- E-waste near Ramganga contains chromium and cadmium: Panel
- Ramganga river is highly polluted: National Green Tribunal
- A fine of Rs 1 lakh imposed on dumping e-waste in Ramganga river
New Delhi: E-waste lying on the banks of the Ramganga river in Moradabad in Uttar Pradesh contains hazardous chemicals such as chromium and cadmium, a committee has told the National Green Tribunal (NGT)
The committee, comprising officials of the Uttar Pradesh Pollution Control Board (UPPCB), Moradabad Nagar Nigam, Uttar Pradesh Public Works Department and the Uttar Pradesh Rural Engineering Services, told the tribunal that the concentration of metals in the e-waste, which was in the form of black powder, was above the prescribed level. The committee was formed by the NGT.
“The Uttar Pradesh Pollution Control Board collected samples of e-waste from four locations – Lalbagh, Dashwanghat, Nawabpura and Barbwalan. The samples were analysed by Indian Institute of Toxicology Research…
The analysis report indicated presence of chromium, cadmium, copper, lead, nickel, manganese and zinc in the black powder. The concentration of metals in the black powder is above the threshold limit as specified in Schedule-II of the Hazardous and Other Wastes (Management and Transboundary Movement) Rules, 2016, thus rendering the dumped black powder as hazardous waste, the report said.

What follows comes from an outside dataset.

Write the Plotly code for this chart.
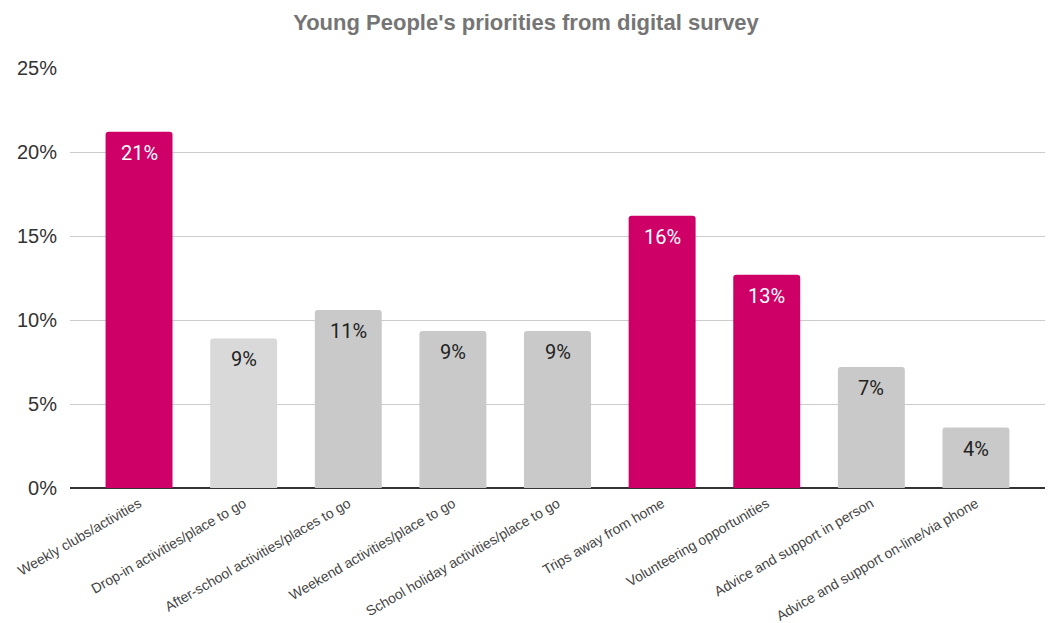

The committee said the UPPCB has initiated the process of inviting technical experts for on-site remediation of the black powder lying on the banks through low-cost treatment.
Expression of Interest has been invited for carrying out study in Moradabad for assessment of environmental problem due to unauthorised unscientific recycling of e-waste and disposal of black powder generated from the process of recycling through low-cost in-situ technology for treatment and stabilisation of solid waste bearing metallic contamination.

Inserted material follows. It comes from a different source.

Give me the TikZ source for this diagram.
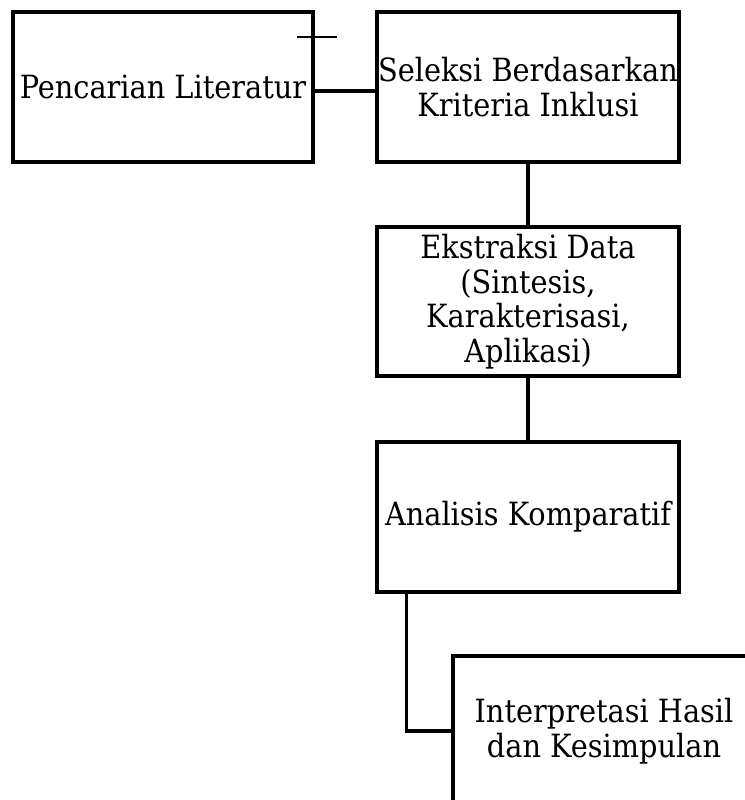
\documentclass[tikz,border=0pt]{standalone}
\usepackage{fontspec}
\setmainfont{DejaVu Serif Condensed}
\usetikzlibrary{calc}

\begin{document}
\begin{tikzpicture}[x=0.75pt, y=-0.75pt,
    stage/.style={rectangle, draw, line width=2.5pt, align=center, inner sep=0pt,
      minimum width=226.5pt, minimum height=112.5pt,
      font=\fontsize{24}{26}\selectfont},
    link/.style={line width=2.5pt}]
      \useasboundingbox (0,0) rectangle (744,800);

      \node[stage, minimum width=225pt] (lit) at (163,87) {Pencarian Literatur};
      \node[stage] (sel) at (528,87) {Seleksi Berdasarkan\\Kriteria Inklusi};
      \node[stage, minimum height=111.75pt] (eks) at (528,301.5) {Ekstraksi Data\\(Sintesis,\\Karakterisasi,\\Aplikasi)};
      \node[stage] (ana) at (528,517) {Analisis Komparatif};
      \node[stage] (hsl) at (604,731) {Interpretasi Hasil\\dan Kesimpulan};

      \coordinate (tickL) at (297,37);
      \coordinate (tickR) at (337,37);

      \draw[link] ([yshift=-3pt]lit.east) -- ([yshift=-3pt]sel.west);
      \draw[link] (sel) -- (eks);
      \draw[link] (eks) -- (ana);
      \draw[link] ($(ana.south west)+(31,0)$) |- (hsl.west);
      \draw[line width=1.2pt] (tickL) -- (tickR);
    \end{tikzpicture}
\end{document}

Processes like bio-remediation, Phytoremediation/in-situ stabilisation are being explored,” it said. The report was submitted in pursuance to the NGT’s May 3 direction, asking the district magistrate to hold a meeting and submit a detailed report on the issue.
The tribunal was hearing a petition filed by scientist Mahendra Pandey, through advocate Gaurav Bansal, seeking action against illegal processing of electronic waste in Moradabad, Bareilly and Shahjahanpur districts of Uttar Pradesh along the Ramganga river, an important tributary of the Ganges.
The green panel had announced that anyone found dumping electronic waste on the banks of the Ramganga river in Moradabad would have to pay Rs 1 lakh as environment compensation.
The bench had also made it clear that the environment compensation would vary from Rs 50,000 to Rs 1 lakh depending on the quantum of waste dumped.
The bench noted that the Ramganga river is highly polluted.
The river, which spans a length of 596 kms, carries a BOD load (biochemical oxygen demand) of 128 tonnes per day and is polluted by heavy discharge from various industries such as sugar, distillery, pulp and paper, textile and dying, it noted.